Written: 26 July, 2000

[This post was written in response to a person who mentioned that they participated in a "burning" -- where Christians would gather to throw ungodly items into the bonfire.]

One of my favorite Nathaniel Hawthorne stories is "Earth's Holocaust" which concerns a bonfire.

Humanity decides that they will build a bonfire and throw all the evils of the world into it, thus freeing them from the bad influence and bringing on a new age of enlightenment. They throw into the fire things such as guns, liquor, instruments used for executions, literature, and finally the Bible itself. But the moral of the story is that all these things are not truly destroyed and are but outward signs on what lies within the human heart. Throwing it into the fire won't get rid of it unless it's first been driven from the heart of men.

"The Heart--the Heart--there was the little yet boundless sphere, wherein existed the original wrong, of which the crime and misery of this outward world were merely types. Purify that inner sphere; and the many shapes of evil that haunt the outward, and which now seem almost our only realities, will turn to shadowy phantoms, and vanish of their own accord."

You can read the whole short story at

Having said that, I think it's a good idea to get rid of something if you feel it's an obstacle in your faith. I think the best way to get rid of it is just to throw it in the trash, though.

The problem with the bonfire thing is that it gets misunderstood by other people. It makes them think that "you" (Christians) are wanting to take things out of their lives, that you want to prevent them from being able to read or listen to what they choose to. It reinforces the idea that Christians are intolerant people who want to force their views on others. The bonfire image also brings to mind things like the burning of Joan of Arc and the burning of witches in times past, acts in which self-proclaimed Christians did un-Christian acts in the name of Christ.

The thing to remember is that we should try to be sensitive to other people's feelings because we don't want to send them the wrong message, to inadvertantly push people away from Christ by our actions. Words like "sensitive" and "tolerance" make many conservatives and anti-PC folks gag, but basically it's about trying to see things from the other fellow's perspective, which is consistent with the Christian idea of wanting to appreciate things beyond one's own self. The Confederate flag issue is a good example. If a proud Southerner wanted to march down the street waving the Confederate flag, I think it would be helpful for him to try and understand why other people might take offense at his action. Is he representing himself in a positive, appealing way by stridently waving it in their faces?

Sometimes I think we forget that we Christians may see things one way while non-Christians may see it in a totally different way, and be alarmed and frightened by what they see!

For example, I received a new flyer in the mail from the Family Christian Stores, advertising products for the "back to school" season. The theme of the catalog is "Extreme Faith" and a text introduction challenges readers in "letting your faith make an extreme difference." The text also says that Jesus "taught some radically extreme ideas."
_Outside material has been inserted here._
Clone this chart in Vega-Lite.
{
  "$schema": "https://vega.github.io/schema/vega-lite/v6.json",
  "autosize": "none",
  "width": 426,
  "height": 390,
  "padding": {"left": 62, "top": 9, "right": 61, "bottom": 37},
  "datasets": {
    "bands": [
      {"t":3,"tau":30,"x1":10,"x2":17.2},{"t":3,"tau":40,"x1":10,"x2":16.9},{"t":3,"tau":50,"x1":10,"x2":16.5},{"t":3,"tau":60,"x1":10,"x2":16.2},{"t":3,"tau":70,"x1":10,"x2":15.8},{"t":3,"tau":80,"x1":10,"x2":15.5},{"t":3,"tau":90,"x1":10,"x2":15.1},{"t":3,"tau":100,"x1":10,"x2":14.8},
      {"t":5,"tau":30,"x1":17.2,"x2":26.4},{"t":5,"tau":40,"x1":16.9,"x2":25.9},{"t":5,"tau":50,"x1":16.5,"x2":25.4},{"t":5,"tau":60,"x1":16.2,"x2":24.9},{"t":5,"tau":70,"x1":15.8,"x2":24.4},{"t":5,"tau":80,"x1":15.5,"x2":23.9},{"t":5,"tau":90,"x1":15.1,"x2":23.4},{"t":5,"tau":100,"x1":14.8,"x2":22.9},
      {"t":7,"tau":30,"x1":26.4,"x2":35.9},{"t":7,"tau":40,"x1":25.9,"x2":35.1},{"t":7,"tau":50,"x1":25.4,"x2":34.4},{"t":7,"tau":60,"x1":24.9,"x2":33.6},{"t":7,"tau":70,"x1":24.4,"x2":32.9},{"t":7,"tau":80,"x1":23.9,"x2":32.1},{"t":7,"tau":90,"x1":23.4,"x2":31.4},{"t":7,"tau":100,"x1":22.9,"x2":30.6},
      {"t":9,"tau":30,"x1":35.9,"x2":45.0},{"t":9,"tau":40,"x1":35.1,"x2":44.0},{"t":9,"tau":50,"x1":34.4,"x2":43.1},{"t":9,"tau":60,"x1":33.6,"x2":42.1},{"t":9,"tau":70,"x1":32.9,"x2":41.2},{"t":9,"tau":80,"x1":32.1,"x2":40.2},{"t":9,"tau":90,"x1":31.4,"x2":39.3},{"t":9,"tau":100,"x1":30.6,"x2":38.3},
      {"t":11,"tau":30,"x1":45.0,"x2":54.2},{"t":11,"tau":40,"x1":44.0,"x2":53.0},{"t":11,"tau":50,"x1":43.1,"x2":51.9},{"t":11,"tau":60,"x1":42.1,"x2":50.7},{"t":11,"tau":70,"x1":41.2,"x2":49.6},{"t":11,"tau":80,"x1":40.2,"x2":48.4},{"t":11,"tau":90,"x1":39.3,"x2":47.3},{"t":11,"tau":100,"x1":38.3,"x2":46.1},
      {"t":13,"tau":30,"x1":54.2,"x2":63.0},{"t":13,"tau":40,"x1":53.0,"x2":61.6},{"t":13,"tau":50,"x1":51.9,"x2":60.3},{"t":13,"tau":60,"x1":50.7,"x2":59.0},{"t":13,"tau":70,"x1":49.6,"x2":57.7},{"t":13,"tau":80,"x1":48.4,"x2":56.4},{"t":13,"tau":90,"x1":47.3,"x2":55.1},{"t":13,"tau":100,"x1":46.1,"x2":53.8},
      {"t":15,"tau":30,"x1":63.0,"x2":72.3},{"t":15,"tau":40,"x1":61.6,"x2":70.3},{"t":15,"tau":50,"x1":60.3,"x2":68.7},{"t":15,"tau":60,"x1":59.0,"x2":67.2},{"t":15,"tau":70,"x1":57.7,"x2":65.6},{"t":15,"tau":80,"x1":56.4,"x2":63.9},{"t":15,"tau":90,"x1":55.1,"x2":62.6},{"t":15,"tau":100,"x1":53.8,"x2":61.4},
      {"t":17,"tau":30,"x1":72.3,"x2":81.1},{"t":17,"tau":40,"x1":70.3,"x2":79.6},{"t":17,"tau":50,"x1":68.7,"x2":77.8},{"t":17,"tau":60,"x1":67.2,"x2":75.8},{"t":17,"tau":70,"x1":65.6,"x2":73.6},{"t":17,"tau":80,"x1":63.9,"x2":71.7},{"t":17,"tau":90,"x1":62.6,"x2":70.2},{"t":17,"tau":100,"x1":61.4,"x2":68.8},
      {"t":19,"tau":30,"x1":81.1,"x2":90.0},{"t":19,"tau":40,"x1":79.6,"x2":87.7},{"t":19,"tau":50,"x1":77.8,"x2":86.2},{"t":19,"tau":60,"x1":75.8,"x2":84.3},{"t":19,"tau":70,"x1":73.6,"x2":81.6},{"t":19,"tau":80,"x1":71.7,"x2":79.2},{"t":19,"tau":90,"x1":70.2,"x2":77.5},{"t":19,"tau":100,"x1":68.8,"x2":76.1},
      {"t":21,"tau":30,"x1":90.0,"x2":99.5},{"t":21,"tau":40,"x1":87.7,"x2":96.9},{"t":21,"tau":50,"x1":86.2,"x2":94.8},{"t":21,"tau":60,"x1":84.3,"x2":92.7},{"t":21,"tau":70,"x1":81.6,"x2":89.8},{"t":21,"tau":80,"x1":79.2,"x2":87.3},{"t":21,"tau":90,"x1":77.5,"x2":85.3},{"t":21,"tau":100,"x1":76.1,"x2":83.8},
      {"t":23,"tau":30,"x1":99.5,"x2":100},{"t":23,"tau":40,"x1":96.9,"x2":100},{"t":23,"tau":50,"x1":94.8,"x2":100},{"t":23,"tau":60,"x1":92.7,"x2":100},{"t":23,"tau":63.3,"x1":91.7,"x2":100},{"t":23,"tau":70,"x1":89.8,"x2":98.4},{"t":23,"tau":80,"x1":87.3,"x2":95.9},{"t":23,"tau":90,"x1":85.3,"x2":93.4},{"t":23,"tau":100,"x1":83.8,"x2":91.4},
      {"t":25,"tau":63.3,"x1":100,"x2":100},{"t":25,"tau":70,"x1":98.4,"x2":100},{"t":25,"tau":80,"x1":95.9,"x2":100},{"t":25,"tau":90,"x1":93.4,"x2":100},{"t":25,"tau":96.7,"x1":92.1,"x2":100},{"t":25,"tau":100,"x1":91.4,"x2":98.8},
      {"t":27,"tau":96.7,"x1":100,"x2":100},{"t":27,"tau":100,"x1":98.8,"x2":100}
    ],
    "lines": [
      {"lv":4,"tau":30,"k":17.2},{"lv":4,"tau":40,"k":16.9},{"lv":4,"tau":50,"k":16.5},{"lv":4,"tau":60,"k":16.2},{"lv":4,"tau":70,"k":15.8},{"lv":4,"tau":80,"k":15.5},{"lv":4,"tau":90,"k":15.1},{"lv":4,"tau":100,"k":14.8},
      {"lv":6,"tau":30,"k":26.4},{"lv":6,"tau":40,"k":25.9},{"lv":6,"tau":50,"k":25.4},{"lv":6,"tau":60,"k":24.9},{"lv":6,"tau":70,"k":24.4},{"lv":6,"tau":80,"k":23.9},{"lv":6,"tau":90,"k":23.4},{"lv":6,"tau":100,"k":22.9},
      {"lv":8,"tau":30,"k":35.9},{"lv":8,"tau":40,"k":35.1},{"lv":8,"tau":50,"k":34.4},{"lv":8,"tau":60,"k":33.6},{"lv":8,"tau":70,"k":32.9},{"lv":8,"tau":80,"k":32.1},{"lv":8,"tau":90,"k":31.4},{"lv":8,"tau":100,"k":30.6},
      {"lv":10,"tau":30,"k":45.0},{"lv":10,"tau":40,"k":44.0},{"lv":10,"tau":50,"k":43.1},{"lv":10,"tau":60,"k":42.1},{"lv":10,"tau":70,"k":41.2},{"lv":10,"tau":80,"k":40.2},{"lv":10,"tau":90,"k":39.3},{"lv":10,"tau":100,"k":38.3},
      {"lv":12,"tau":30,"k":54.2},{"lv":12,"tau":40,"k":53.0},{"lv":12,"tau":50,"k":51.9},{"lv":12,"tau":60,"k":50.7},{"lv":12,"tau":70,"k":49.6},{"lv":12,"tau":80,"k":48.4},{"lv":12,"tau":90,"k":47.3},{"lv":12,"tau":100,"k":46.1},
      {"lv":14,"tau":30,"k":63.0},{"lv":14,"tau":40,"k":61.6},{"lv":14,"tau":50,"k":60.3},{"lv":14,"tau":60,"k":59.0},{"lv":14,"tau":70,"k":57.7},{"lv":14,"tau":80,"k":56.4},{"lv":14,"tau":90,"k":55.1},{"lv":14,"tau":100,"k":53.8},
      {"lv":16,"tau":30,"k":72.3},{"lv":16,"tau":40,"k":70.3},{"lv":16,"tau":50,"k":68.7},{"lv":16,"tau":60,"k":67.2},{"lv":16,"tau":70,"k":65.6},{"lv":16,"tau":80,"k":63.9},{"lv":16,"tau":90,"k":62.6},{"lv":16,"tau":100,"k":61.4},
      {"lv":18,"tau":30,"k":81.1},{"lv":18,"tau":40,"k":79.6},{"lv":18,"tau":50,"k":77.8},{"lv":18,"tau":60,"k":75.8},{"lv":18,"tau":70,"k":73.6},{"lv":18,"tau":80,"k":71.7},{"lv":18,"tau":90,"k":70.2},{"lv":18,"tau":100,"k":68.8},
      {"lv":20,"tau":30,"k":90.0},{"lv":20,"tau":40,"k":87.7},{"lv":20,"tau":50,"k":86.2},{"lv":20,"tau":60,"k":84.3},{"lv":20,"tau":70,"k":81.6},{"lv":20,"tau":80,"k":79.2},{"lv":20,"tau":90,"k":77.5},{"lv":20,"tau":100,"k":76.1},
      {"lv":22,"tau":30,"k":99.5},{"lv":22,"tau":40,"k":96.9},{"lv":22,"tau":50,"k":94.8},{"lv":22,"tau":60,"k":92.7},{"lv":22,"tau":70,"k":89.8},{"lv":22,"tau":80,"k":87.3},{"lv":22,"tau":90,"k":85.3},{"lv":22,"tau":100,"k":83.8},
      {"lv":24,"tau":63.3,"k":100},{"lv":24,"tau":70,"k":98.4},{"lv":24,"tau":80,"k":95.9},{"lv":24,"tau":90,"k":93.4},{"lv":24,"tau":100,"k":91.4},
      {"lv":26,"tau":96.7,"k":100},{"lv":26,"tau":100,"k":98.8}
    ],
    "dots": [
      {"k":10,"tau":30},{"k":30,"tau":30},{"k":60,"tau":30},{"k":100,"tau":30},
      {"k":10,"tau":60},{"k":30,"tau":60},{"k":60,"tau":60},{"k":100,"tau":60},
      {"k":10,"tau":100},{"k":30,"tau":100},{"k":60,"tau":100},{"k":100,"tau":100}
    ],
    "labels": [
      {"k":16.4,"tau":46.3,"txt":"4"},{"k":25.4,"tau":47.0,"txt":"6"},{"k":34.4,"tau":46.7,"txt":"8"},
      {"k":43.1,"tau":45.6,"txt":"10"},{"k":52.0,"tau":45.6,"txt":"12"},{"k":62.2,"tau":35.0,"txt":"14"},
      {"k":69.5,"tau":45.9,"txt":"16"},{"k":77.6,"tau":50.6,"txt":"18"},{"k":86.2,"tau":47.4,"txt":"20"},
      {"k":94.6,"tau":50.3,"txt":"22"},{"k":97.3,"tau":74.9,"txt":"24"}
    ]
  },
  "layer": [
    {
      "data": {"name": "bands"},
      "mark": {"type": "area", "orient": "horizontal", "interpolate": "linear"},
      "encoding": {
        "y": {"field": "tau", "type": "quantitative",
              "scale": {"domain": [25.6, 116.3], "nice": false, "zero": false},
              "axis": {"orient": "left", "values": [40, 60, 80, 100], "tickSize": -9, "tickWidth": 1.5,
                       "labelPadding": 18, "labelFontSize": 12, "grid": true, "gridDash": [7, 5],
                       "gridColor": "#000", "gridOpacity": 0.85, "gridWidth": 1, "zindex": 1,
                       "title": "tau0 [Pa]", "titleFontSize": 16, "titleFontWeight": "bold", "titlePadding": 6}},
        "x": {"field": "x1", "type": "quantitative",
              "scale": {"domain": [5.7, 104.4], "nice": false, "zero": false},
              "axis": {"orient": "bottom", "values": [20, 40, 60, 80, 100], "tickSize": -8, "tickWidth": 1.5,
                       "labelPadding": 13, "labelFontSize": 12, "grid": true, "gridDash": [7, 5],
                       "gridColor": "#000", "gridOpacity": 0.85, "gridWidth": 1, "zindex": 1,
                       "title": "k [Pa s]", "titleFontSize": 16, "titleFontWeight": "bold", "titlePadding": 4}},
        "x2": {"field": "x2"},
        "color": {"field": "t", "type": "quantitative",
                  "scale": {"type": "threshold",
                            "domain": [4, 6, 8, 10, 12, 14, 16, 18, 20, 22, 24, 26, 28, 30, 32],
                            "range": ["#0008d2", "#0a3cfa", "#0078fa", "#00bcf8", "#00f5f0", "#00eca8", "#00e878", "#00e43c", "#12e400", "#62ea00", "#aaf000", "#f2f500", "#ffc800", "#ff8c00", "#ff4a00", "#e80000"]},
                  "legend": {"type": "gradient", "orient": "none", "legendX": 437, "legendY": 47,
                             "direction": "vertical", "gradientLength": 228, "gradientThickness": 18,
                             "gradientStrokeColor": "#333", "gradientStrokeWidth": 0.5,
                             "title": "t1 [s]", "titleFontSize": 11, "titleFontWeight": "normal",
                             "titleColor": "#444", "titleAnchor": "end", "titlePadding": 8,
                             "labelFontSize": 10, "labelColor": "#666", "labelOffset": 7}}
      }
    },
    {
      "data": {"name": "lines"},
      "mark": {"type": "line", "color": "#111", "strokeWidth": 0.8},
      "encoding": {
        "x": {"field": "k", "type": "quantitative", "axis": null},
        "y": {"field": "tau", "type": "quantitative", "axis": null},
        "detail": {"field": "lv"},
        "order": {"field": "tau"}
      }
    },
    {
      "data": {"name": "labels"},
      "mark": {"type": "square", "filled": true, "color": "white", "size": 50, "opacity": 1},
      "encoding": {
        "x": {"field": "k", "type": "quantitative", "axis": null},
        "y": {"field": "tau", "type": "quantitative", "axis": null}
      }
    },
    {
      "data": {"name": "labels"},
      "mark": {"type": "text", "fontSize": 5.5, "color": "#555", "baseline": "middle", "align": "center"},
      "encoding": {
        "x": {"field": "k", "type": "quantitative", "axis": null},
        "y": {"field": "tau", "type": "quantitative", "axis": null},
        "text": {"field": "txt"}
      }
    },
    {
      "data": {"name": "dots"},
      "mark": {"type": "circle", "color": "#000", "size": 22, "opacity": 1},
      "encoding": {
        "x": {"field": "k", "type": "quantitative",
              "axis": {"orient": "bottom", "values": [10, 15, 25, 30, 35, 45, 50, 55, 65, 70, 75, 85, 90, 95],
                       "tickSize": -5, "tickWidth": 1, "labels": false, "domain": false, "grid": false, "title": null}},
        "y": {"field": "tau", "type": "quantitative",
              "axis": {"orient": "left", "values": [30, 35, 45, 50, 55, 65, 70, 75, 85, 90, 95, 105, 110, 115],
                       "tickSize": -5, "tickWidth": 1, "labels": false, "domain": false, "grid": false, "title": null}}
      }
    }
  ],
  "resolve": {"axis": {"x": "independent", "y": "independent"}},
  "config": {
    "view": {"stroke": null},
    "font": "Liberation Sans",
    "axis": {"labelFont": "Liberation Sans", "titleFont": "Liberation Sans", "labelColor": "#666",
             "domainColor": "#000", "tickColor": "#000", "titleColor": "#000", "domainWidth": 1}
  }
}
This is the kind of language that would alarm or turn off your average non-Christian, I think, who perhaps already identifies the church with "the Christian right." Many Americans were alarmed by Barry Goldwater's 1964 speech where he defended extremism by saying that in the pursuit of virture, extremism was no vice. Most listeners would conclude that that is more than just rhetoric, more than just an ideal, an unattainable goal, and see such "extremist virtue" as a threat to their enjoyment of their life, their pursuit of happiness. It looks like the extremist will enforce his will on others "by any means necessary."

So, non-Christians would probably see this "Extreme Faith" catalog in the wrong way. It's aimed at Christians, and most Christians are no where near being "extreme" in their faith. The "radical suggestions for letting your faith make an extreme difference" include such "radical" ideas as reading a Christian book in study hall or wearing a Christian shirt to school. Big whoop. (Well, it also suggests going on a mission trip, a bigger deal.)

The problem is that Christians are not "extreme" enough in their faith and yet they have the reputation of being TOO extreme. Why is this? I think that it may be because of actions like the bonfire thing. It comes across to non-Christians as being like the return of the Dark Ages, whereas the Christians who are participating in it see it as an opportunity to publicly and dramatically remove a temptation that is in their life. It's a way of openly saying, "I choose Christ, and I reject _____" (fill in the blank). It's a personal decision which gains more dramatic purpose when others are doing the same. But to the non-Christian, it looks like a reactionary mob who would deprive them the choice to read or see what they like.

Look at the "Death to Disco" movement circa 1979. They held rallies where they delighted in destroying disco records because they favored good ol' rock & roll. But how did that make people who liked disco feel? Nowadays, that "death to disco" movement gets accused of being racist and homophobic, because disco was seen as more black and gay-friendly than rock music was. People can see these things in different ways, depending on their perspective.